Cheat sheet

Lunar Lander PPO — Cheat Sheet

Training a PPO agent to land between two flags. Reward shaping for accuracy, stability over speed, and what the actor-critic split actually does.

Read the full projectUpdated January 2026
1

The environment

OpenAI Gym LunarLander-v2:

  • State: 8 continuous values — position (x, y), velocity, angle, angular velocity, leg-touching booleans.
  • Action: 4 discrete — do nothing, fire main engine, left engine, right engine.
  • Reward: approach landing pad (+), use fuel (−), crash (−100), land safely between flags (+100), legs touching (+10 each).

The goal: maximise cumulative reward → land between the flags without exhausting fuel.

2

Why PPO

Proximal Policy Optimisation is the default modern RL algorithm because:

  • On-policy — uses fresh rollouts, more stable than off-policy DQN.
  • Clipped surrogate objective — prevents the policy from jumping too far each update.
  • Actor-Critic architecture:
    • Actor — the policy network. Decides actions.
    • Critic — value network. Estimates state value as a baseline.
  • Discrete or continuous action spaces. Works on Lunar Lander out of the box.
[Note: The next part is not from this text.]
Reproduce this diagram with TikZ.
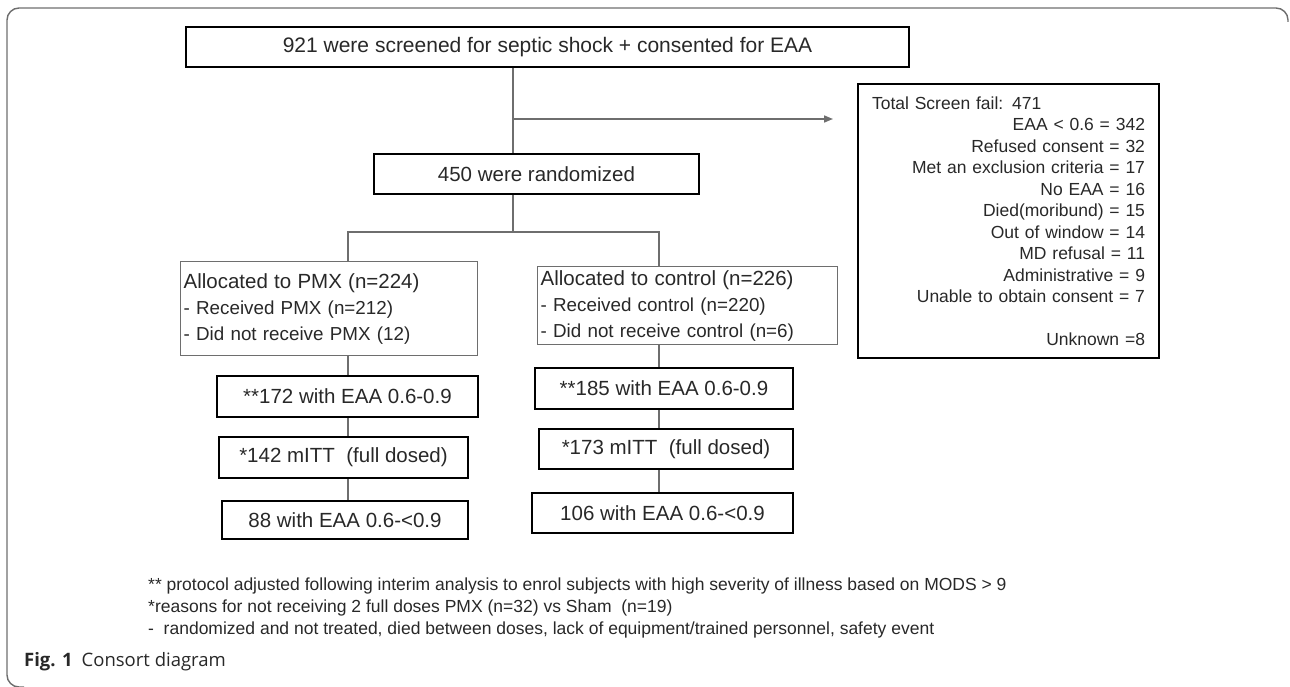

Implementation: Stable-Baselines3.

3

Reward shaping

The default reward leads to surviving landings. To get precise landings:

  • Penalise distance from the target zone (positive accuracy).
  • Penalise angular velocity at touchdown (no wobble).
  • Penalise vertical speed at touchdown (soft landing).
  • Bonus for being well-centred when both legs touch.

Each shaping term shifts the policy's gradient toward "park nicely", not "survive".

4

Hyperparameters

Worth tuning:

ParameterSane default
learning_rate3e-4
gamma (discount)0.99
n_steps per rollout2048
batch_size64
n_epochs per update10
clip_range0.2
ent_coef (entropy)0.0–0.01

Bigger n_steps = smoother gradient, slower wall-clock learning.

5

Training pattern

  1. Wrap env in Monitor to log episode returns.
  2. Train PPO for 1M timesteps as a baseline.
  3. Plot rolling mean episode return — a clean upward curve means learning, a flat one means stuck.
  4. Eval on 20+ deterministic episodes at the end. Single episodes lie.
  5. Compare shaped vs default reward — same algorithm, different policy.

Bug-prone areas: off-by-one in reward shaping (reward should be a delta, not a level), missing done flags, normalisation drift between train and eval.

6

What I learned

  • The reward function is the model. PPO just optimises whatever you wrote.
  • Smooth landings ≠ accurate landings. They need different reward terms.
  • Eval over many episodes. RL returns are wildly noisy; one good episode doesn't mean a good policy.
  • PPO is slow to win and slow to lose. If your loss curve is flat, the reward is probably wrong — not the algorithm.